# [Required task]
Give back the full listing verbatim, apart from its images.
------------------------------------------------------------
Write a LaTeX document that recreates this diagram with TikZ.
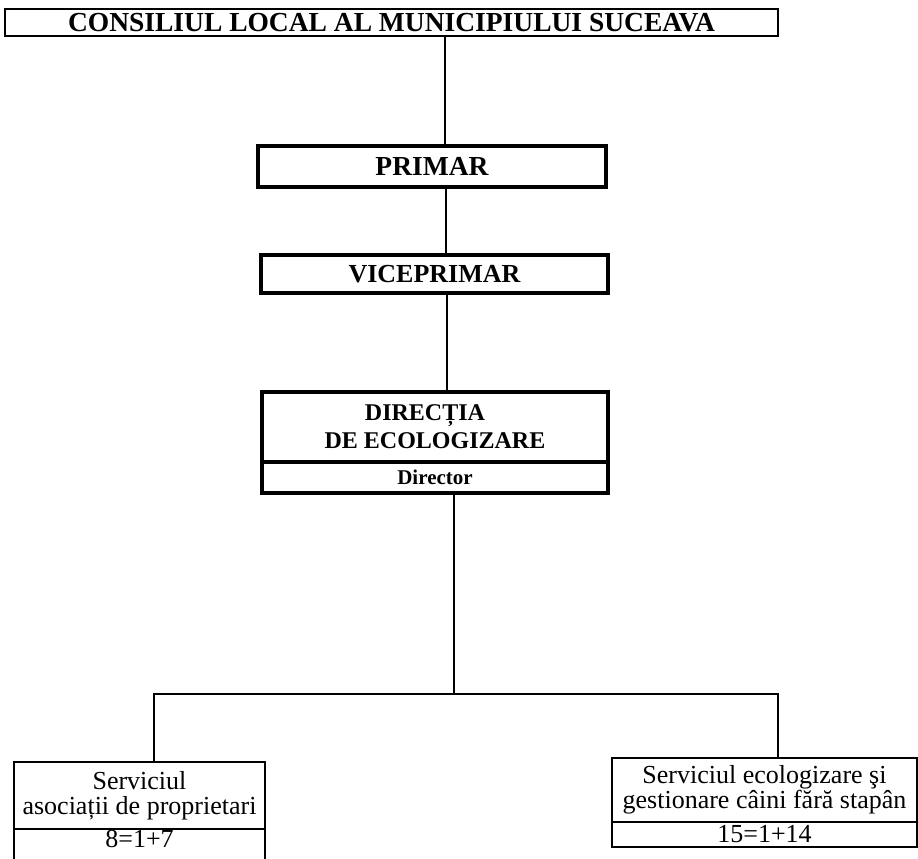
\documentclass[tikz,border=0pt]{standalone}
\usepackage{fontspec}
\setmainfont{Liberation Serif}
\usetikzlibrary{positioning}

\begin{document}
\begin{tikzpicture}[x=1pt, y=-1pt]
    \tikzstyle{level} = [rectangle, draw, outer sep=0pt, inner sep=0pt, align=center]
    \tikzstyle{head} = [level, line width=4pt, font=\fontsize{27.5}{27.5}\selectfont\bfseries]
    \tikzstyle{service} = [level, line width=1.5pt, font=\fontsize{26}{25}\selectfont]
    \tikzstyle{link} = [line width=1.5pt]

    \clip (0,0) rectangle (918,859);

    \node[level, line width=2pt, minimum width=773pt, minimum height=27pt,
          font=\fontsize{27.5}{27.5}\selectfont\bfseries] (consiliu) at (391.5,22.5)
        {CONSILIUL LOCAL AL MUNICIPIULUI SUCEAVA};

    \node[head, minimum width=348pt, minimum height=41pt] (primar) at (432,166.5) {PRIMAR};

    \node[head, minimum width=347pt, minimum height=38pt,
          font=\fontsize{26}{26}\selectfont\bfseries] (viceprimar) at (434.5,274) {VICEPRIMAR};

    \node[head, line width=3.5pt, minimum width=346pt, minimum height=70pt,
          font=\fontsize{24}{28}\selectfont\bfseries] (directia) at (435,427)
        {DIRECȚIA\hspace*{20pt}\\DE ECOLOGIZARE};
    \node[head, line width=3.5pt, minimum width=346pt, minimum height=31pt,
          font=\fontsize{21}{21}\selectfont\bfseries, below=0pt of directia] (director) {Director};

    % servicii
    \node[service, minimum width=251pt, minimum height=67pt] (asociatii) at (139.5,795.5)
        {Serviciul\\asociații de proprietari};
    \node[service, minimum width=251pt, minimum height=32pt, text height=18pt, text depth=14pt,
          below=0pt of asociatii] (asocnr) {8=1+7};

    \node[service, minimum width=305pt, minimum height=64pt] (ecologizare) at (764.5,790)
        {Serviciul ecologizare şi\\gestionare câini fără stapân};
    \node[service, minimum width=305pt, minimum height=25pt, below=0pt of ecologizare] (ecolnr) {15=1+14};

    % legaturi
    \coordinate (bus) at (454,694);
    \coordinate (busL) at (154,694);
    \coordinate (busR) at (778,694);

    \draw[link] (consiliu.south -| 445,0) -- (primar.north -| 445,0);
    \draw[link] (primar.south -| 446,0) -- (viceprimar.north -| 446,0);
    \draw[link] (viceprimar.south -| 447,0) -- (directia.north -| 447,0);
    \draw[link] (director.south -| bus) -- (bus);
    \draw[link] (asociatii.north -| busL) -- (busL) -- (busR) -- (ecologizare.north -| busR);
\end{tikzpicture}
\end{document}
------------------------------------------------------------
# [Correct answer]
Write a LaTeX document that recreates this diagram with TikZ.
\documentclass[tikz,border=0pt]{standalone}
\usepackage{fontspec}
\setmainfont{Liberation Serif}
\usetikzlibrary{positioning}

\begin{document}
\begin{tikzpicture}[x=1pt, y=-1pt]
    \tikzstyle{level} = [rectangle, draw, outer sep=0pt, inner sep=0pt, align=center]
    \tikzstyle{head} = [level, line width=4pt, font=\fontsize{27.5}{27.5}\selectfont\bfseries]
    \tikzstyle{service} = [level, line width=1.5pt, font=\fontsize{26}{25}\selectfont]
    \tikzstyle{link} = [line width=1.5pt]

    \clip (0,0) rectangle (918,859);

    \node[level, line width=2pt, minimum width=773pt, minimum height=27pt,
          font=\fontsize{27.5}{27.5}\selectfont\bfseries] (consiliu) at (391.5,22.5)
        {CONSILIUL LOCAL AL MUNICIPIULUI SUCEAVA};

    \node[head, minimum width=348pt, minimum height=41pt] (primar) at (432,166.5) {PRIMAR};

    \node[head, minimum width=347pt, minimum height=38pt,
          font=\fontsize{26}{26}\selectfont\bfseries] (viceprimar) at (434.5,274) {VICEPRIMAR};

    \node[head, line width=3.5pt, minimum width=346pt, minimum height=70pt,
          font=\fontsize{24}{28}\selectfont\bfseries] (directia) at (435,427)
        {DIRECȚIA\hspace*{20pt}\\DE ECOLOGIZARE};
    \node[head, line width=3.5pt, minimum width=346pt, minimum height=31pt,
          font=\fontsize{21}{21}\selectfont\bfseries, below=0pt of directia] (director) {Director};

    % servicii
    \node[service, minimum width=251pt, minimum height=67pt] (asociatii) at (139.5,795.5)
        {Serviciul\\asociații de proprietari};
    \node[service, minimum width=251pt, minimum height=32pt, text height=18pt, text depth=14pt,
          below=0pt of asociatii] (asocnr) {8=1+7};

    \node[service, minimum width=305pt, minimum height=64pt] (ecologizare) at (764.5,790)
        {Serviciul ecologizare şi\\gestionare câini fără stapân};
    \node[service, minimum width=305pt, minimum height=25pt, below=0pt of ecologizare] (ecolnr) {15=1+14};

    % legaturi
    \coordinate (bus) at (454,694);
    \coordinate (busL) at (154,694);
    \coordinate (busR) at (778,694);

    \draw[link] (consiliu.south -| 445,0) -- (primar.north -| 445,0);
    \draw[link] (primar.south -| 446,0) -- (viceprimar.north -| 446,0);
    \draw[link] (viceprimar.south -| 447,0) -- (directia.north -| 447,0);
    \draw[link] (director.south -| bus) -- (bus);
    \draw[link] (asociatii.north -| busL) -- (busL) -- (busR) -- (ecologizare.north -| busR);
\end{tikzpicture}
\end{document}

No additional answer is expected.